Getting off track here, back to Huston’s text regarding secularism’s love of control and the uncontrollable sacred. Huston says, “Incomprehensible, indomitable, and important – these are authentic marks of the sacred, and the unconscious possesses them all” (2000, 138). For Huston, we recognize something as being sacred if it satisfies these three marks: beyond comprehension, uncontrollable, and seemingly has some sort of import to the experiencer.

I reject Huston’s claim that that which is incomprehensible, uncontrollable, and important are signs of the sacred. Roughly one hundred and fifty years ago, electricity lived in sacred domains. Not anymore. Thanks to Maxwell’s equations among other pioneering scientists and mathematicians, electricity is no longer beyond comprehension nor uncontrollable. Surely, there are facets of electricity that we have not yet discovered or put to use yet, I concede that point, but for the most part, we understand and thus are able to use electricity. The same goes for the weather, biology, social sciences, physics, you name it. Just because something is deemed “sacred” now does not mean that it is; further, it does not mean that it will be. If there is one thing we learn from our ancestors it is this: that which we thought was caused by God or some sacred unknowable force eventually is demystified. Yes, I am holding science and technology up on a pedestal and for good reason: because it works.

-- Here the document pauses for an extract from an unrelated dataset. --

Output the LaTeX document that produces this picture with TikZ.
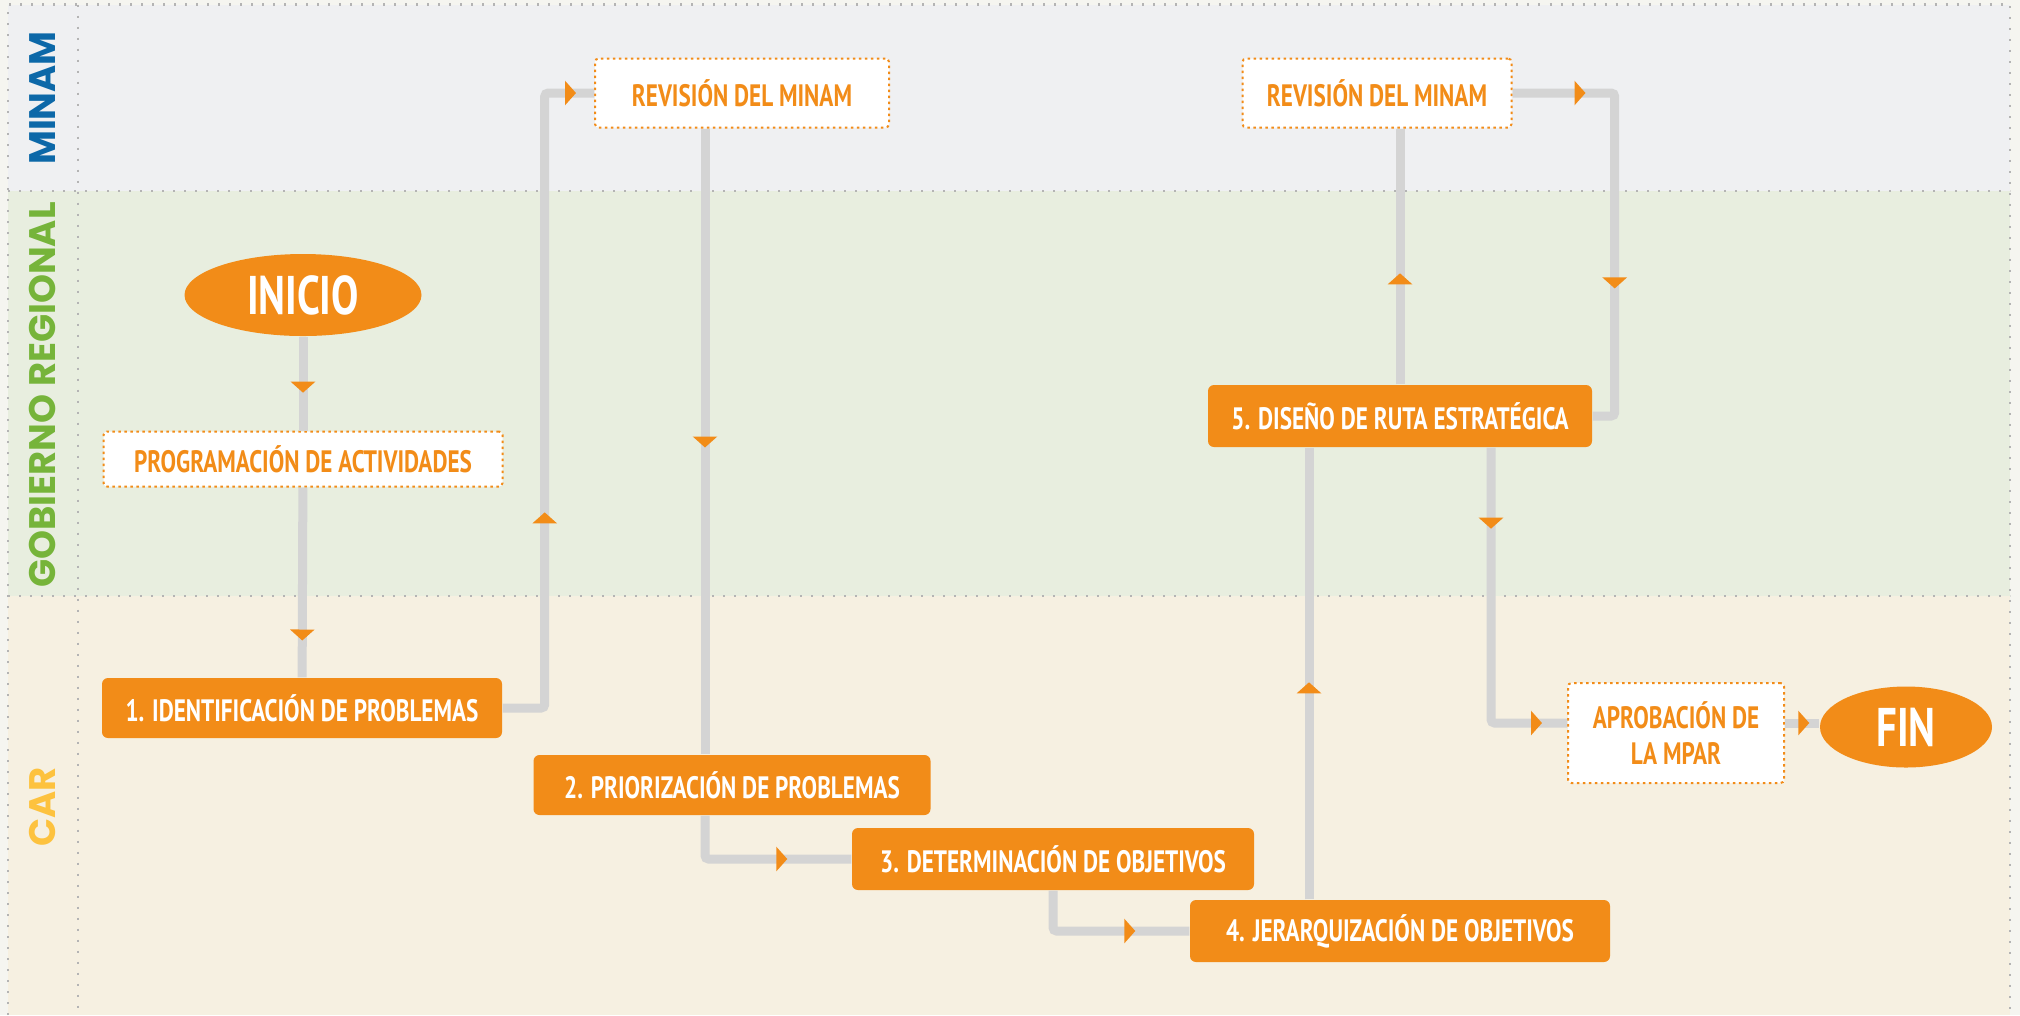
\documentclass[tikz,border=0pt]{standalone}
\usepackage{fontspec}
\setmainfont{PT Sans}[FakeStretch=0.75]
\newfontfamily\carril{Poppins}
\usetikzlibrary{shapes.geometric,arrows.meta,decorations.markings}

\definecolor{naranja}{HTML}{F28C18}
\definecolor{grislinea}{HTML}{D4D4D4}
\definecolor{grispunto}{HTML}{B4B4B4}
\definecolor{fondo}{HTML}{F5F5F0}
\definecolor{fondominam}{HTML}{EFF0F2}
\definecolor{fondogore}{HTML}{E8EEDF}
\definecolor{fondocar}{HTML}{F6F0E1}
\definecolor{azulminam}{HTML}{0C68A8}
\definecolor{verdegore}{HTML}{76B43A}
\definecolor{amarillocar}{HTML}{FDC23E}

\tikzset{
    paso/.style={fill=naranja, rounded corners=1.7pt, inner sep=0pt, text=white,
        font=\bfseries\fontsize{8.8}{10}\selectfont},
    revision/.style={draw=naranja, line width=0.2mm, dash pattern=on 0.25mm off 0.35mm,
        fill=white, rounded corners=1pt, inner sep=0pt, text=naranja, align=center,
        font=\bfseries\fontsize{8.8}{10}\selectfont},
    extremo/.style={ellipse, fill=naranja, inner sep=0pt, text=white,
        font=\bfseries\fontsize{15.5}{17}\selectfont},
    carrilnombre/.style={rotate=90, font=\carril\bfseries\fontsize{10.5}{12}\selectfont},
    punteada/.style={grispunto, line width=0.25mm, dash pattern=on 0.2mm off 0.9mm},
    conector/.style={draw=grislinea, line width=0.9mm, rounded corners=1pt},
    marca/.style={postaction={decorate, decoration={markings,
        mark=at position #1 with {\arrow{Triangle[width=2.4mm,length=1.1mm,color=naranja]}}}}}
}

\begin{document}
\begin{tikzpicture}
    \useasboundingbox[fill=fondo] (0,0) rectangle (20.20,-10.15);
    \fill[fondominam] (0.08,-0.045) rectangle (20.10,-1.91);
    \fill[fondogore] (0.08,-1.91) rectangle (20.10,-5.96);
    \fill[fondocar] (0.08,-5.96) rectangle (20.10,-10.15);
    \draw[punteada] (0.08,-10.15) -- (0.08,-0.045) -- (20.10,-0.045) -- (20.10,-10.15);
    \draw[punteada] (0.78,-0.045) -- (0.78,-10.15);
    \draw[punteada] (0.08,-1.91) -- (20.10,-1.91);
    \draw[punteada] (0.08,-5.96) -- (20.10,-5.96);

    \node[carrilnombre, text=azulminam] (minam) at (0.425,-0.98) {MINAM};
    \node[carrilnombre, text=verdegore] (gore) at (0.425,-3.95) {GOBIERNO REGIONAL};
    \node[carrilnombre, text=amarillocar] (car) at (0.425,-8.07) {CAR};

    \node[extremo, minimum width=2.37cm, minimum height=0.82cm] (inicio) at (3.03,-2.95) {INICIO};
    \node[revision, minimum width=3.99cm, minimum height=0.55cm] (prog) at (3.03,-4.59) {PROGRAMACIÓN DE ACTIVIDADES};
    \node[paso, minimum width=4.00cm, minimum height=0.60cm] (n1) at (3.02,-7.08) {1. IDENTIFICACIÓN DE PROBLEMAS};
    \node[revision, minimum width=2.94cm, minimum height=0.69cm] (rev1) at (7.42,-0.93) {REVISIÓN DEL MINAM};
    \node[paso, minimum width=3.97cm, minimum height=0.60cm] (n2) at (7.32,-7.85) {2. PRIORIZACIÓN DE PROBLEMAS};
    \node[paso, minimum width=4.02cm, minimum height=0.62cm] (n3) at (10.53,-8.59) {3. DETERMINACIÓN DE OBJETIVOS};
    \node[paso, minimum width=4.20cm, minimum height=0.62cm] (n4) at (14.00,-9.31) {4. JERARQUIZACIÓN DE OBJETIVOS};
    \node[paso, minimum width=3.84cm, minimum height=0.62cm] (n5) at (14.00,-4.16) {5. DISEÑO DE RUTA ESTRATÉGICA};
    \node[revision, minimum width=2.69cm, minimum height=0.69cm] (rev2) at (13.77,-0.93) {REVISIÓN DEL MINAM};
    \node[revision, minimum width=2.16cm, minimum height=1.00cm] (aprob) at (16.76,-7.33) {APROBACIÓN DE\\LA MPAR};
    \node[extremo, minimum width=1.72cm, minimum height=0.81cm] (fin) at (19.06,-7.27) {FIN};

    \draw[conector, marca=0.56cm] (inicio) -- (prog);
    \draw[conector, marca=1.53cm] (prog) -- (n1);
    \draw[conector, marca=2.36cm, marca=-0.18cm] (n1.east) -- ++(0.42,0) |- (rev1.west);
    \draw[conector, marca=3.19cm] ([xshift=-3.7mm]rev1.south) -- ([xshift=-3.7mm]rev1.south |- n2.north);
    \draw[conector, marca=-0.64cm] ([xshift=-2.7mm]n2.south) |- (n3.west);
    \draw[conector, marca=-0.54cm] (n3.south) |- (n4.west);
    \draw[conector, marca=2.17cm] ([xshift=-9.1mm]n4.north) -- ([xshift=-9.1mm]n4.north |- n5.south);
    \draw[conector, marca=1.11cm] (n5.north) -- (n5.north |- rev2.south);
    \draw[conector, marca=0.73cm, marca=2.96cm] (rev2.east) -| ([xshift=2.2mm]n5.east) -- (n5.east);
    \draw[conector, marca=0.81cm, marca=-0.25cm] ([xshift=9.1mm]n5.south) |- ([yshift=1mm]aprob.west);
    \draw[conector, marca=-0.10cm] ([yshift=1mm]aprob.east) -- ([yshift=1mm]aprob.east -| fin.west);
\end{tikzpicture}
\end{document}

I won’t say too much about this here because you’ll read about it in my published works, but I believe we can say the same about psychedelic experiences. For me, there is nothing religious, spiritual, or sacred about psychedelic experiences. These experiences merely are other dimensions of reality that we know little or nothing about, and so, the shamans among us and novice modern users, historically speaking, who likely turn to traditional users for insight into these realms, deem these psychedelic realms sacred. That which we don’t understand we put a placeholder on, and guess what: when we understand it, we put that placeholder in the history books and slap our knees saying how ignorant or unadvanced we were. One of my favorite quotes is from Galileo: “All truths [are easy to understand] once they are discovered; the point is in being able to discover them” (Galilei, 1967, 225). So true. Until discovered, aspects of reality will remain mysterious and be associated with the supernatural. We mustn’t forget our history. We mustn’t forget that once upon a time, members of our species thought natural phenomena were caused by the gods. And they were wrong. At present, physicists don’t know exactly what is dark energy and dark matter. They put labels on these phenomena, we give them placeholders, but only until we figure out what it is that they are. Placeholders are temporary. Many people deem the psychedelic experience to be religious, holy, or sacred. Are not these placeholders similar to how our ancestors put placeholders upon natural events they did not understand? I ask you to simply consider what I have said, to imagine what the world will look like hundreds of years from now and what we will know about psychedelics, the mind, consciousness. Just because we don’t understand it now doesn’t mean that we should associate religious labels to it. Again, I think they are merely other dimensions of experienceable reality that we don’t know much about.

Galilei, G. (1967/1632). Dialogue Concerning the Two Chief World Systems—Ptolemaic & Copernican (2nd ed.). (S. Drake, Trans.). University of California Press.

Smith, H. (2000). Cleansing the Doors of Perception: The Religious Significance of Entheogenic Plants and Chemicals. New York, NY: Tarcher/Putnam.